Ainsi, dès 1791, Lavoisier se trouvait désigné à la haine des citoyens ; les accusations de Marat devaient malheureusement trouver créance auprès d’amis sincères de la révolution, qui, partageant les préventions de l’époque contre les gens de finances, ne voyaient en Lavoisier que le traitant, l’ex-noble, le ci-devant. C’est que le dévoûment modeste à la chose publique, les services les plus éminens rendus aux sciences, ne sont connus que d’un petit nombre d’hommes, et encore, parmi ceux-ci, se trouve-t-il des êtres bassement envieux de toutes les supériorités, et qui, en les abaissant, croient s’élever, se grandir eux-mêmes.
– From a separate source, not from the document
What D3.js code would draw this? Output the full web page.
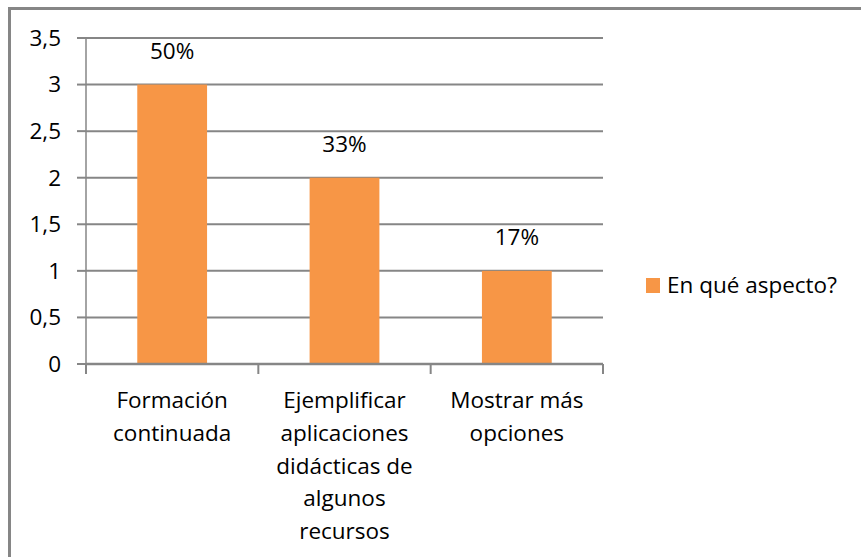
<!DOCTYPE html>
<html>
<head>
<meta charset="utf-8">
<script src="https://cdn.jsdelivr.net/npm/d3@7"></script>
<style>
  body { margin: 0; background: #fff; }
  text { font-family: "Open Sans", Lato, sans-serif; fill: #000; }
</style>
</head>
<body>
<svg id="chart" width="861" height="557"></svg>
<script>
// datos
const categories = [
  ["Formación", "continuada"],
  ["Ejemplificar", "aplicaciones", "didácticas de", "algunos", "recursos"],
  ["Mostrar más", "opciones"]
];
const values = [3, 2, 1];
const percents = ["50%", "33%", "17%"];
const yTicks = [0, 0.5, 1, 1.5, 2, 2.5, 3, 3.5];
const seriesName = "En qué aspecto?";

const svg = d3.select("#chart");
const grey = "#868686";
const orange = "#f79646";
const fontSize = "22.5px";

// marco del grafico (se sale por la derecha y por abajo)
svg.append("rect")
    .attr("x", 9.5).attr("y", 8.5)
    .attr("width", 900).attr("height", 600)
    .attr("fill", "none").attr("stroke", grey).attr("stroke-width", 3);

const plotL = 86, plotR = 603, plotT = 38, plotB = 364;

const x = d3.scaleBand()
    .domain(d3.range(categories.length))
    .range([plotL, plotR])
    .paddingInner(0.595)
    .paddingOuter(0.2975);
const band = d3.scaleBand().domain(d3.range(categories.length)).range([plotL, plotR]);
const y = d3.scaleLinear().domain([0, 3.5]).range([plotB, plotT]);

// lineas de division
svg.append("g").selectAll("line")
    .data(yTicks.filter(d => d > 0))
    .join("line")
    .attr("x1", plotL).attr("x2", plotR)
    .attr("y1", d => y(d)).attr("y2", d => y(d))
    .attr("stroke", grey).attr("stroke-width", 2);

// eje y
const yAxis = svg.append("g");
yAxis.append("line")
    .attr("x1", plotL).attr("x2", plotL)
    .attr("y1", plotT).attr("y2", plotB)
    .attr("stroke", grey).attr("stroke-width", 1.5);
yAxis.selectAll("line.tick")
    .data(yTicks)
    .join("line").attr("class", "tick")
    .attr("x1", plotL - 9).attr("x2", plotL)
    .attr("y1", d => y(d)).attr("y2", d => y(d))
    .attr("stroke", grey).attr("stroke-width", 2);
yAxis.selectAll("text")
    .data(yTicks)
    .join("text")
    .attr("x", 61).attr("y", d => y(d))
    .attr("dy", "0.35em")
    .attr("text-anchor", "end")
    .style("font-size", fontSize)
    .text(d => String(d).replace(".", ","));

// barras
svg.append("g").selectAll("rect")
    .data(values)
    .join("rect")
    .attr("x", (d, i) => x(i))
    .attr("width", x.bandwidth())
    .attr("y", d => y(d))
    .attr("height", d => y(0) - y(d))
    .attr("fill", orange);

// eje x
const xAxis = svg.append("g");
xAxis.append("line")
    .attr("x1", plotL).attr("x2", plotR)
    .attr("y1", plotB).attr("y2", plotB)
    .attr("stroke", grey).attr("stroke-width", 2.5);
xAxis.selectAll("line.tick")
    .data(d3.range(categories.length + 1))
    .join("line").attr("class", "tick")
    .attr("x1", i => plotL + i * band.bandwidth())
    .attr("x2", i => plotL + i * band.bandwidth())
    .attr("y1", plotB).attr("y2", plotB + 10)
    .attr("stroke", grey).attr("stroke-width", 2);
xAxis.selectAll("text")
    .data(categories)
    .join("text")
    .attr("text-anchor", "middle")
    .style("font-size", fontSize)
    .each(function(lines, i) {
        d3.select(this).selectAll("tspan")
            .data(lines)
            .join("tspan")
            .attr("x", band(i) + band.bandwidth() / 2)
            .attr("y", (d, k) => 408 + k * 32.8)
            .text(d => d);
    });

// etiquetas de datos
svg.append("g").selectAll("text")
    .data(values)
    .join("text")
    .attr("x", (d, i) => x(i) + x.bandwidth() / 2)
    .attr("y", d => y(d) - 26)
    .attr("text-anchor", "middle")
    .style("font-size", fontSize)
    .text((d, i) => percents[i]);

// leyenda
const legend = svg.append("g").attr("transform", "translate(646,278)");
legend.append("rect")
    .attr("width", 14).attr("height", 15)
    .attr("fill", orange);
legend.append("text")
    .attr("x", 21).attr("y", 7.5)
    .attr("dy", "0.35em")
    .style("font-size", fontSize)
    .text(seriesName);
</script>
</body>
</html>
Deux ans plus tard, à la fin de 1793, l’inimitié de Fourcroy le désignait nettement comme contre-révolutionnaire. Le 4 novembre (14 brumaire an II), Fourcroy proposait à la Société d’instruction publique connue sous le nom de Lycée de procéder à une épuration pour exclure de son sein tous les contre-révolutionnaires[1]. Une commission dont il faisait partie se mit immédiatement à l’œuvre; elle

  1. Le Lycée, appelé d’abord lycée de la rue de Valois, puis lycée républicain, ne doit pas être confondu avec le lycée des arts, fondé en 1792 par Charles Dèsaudray.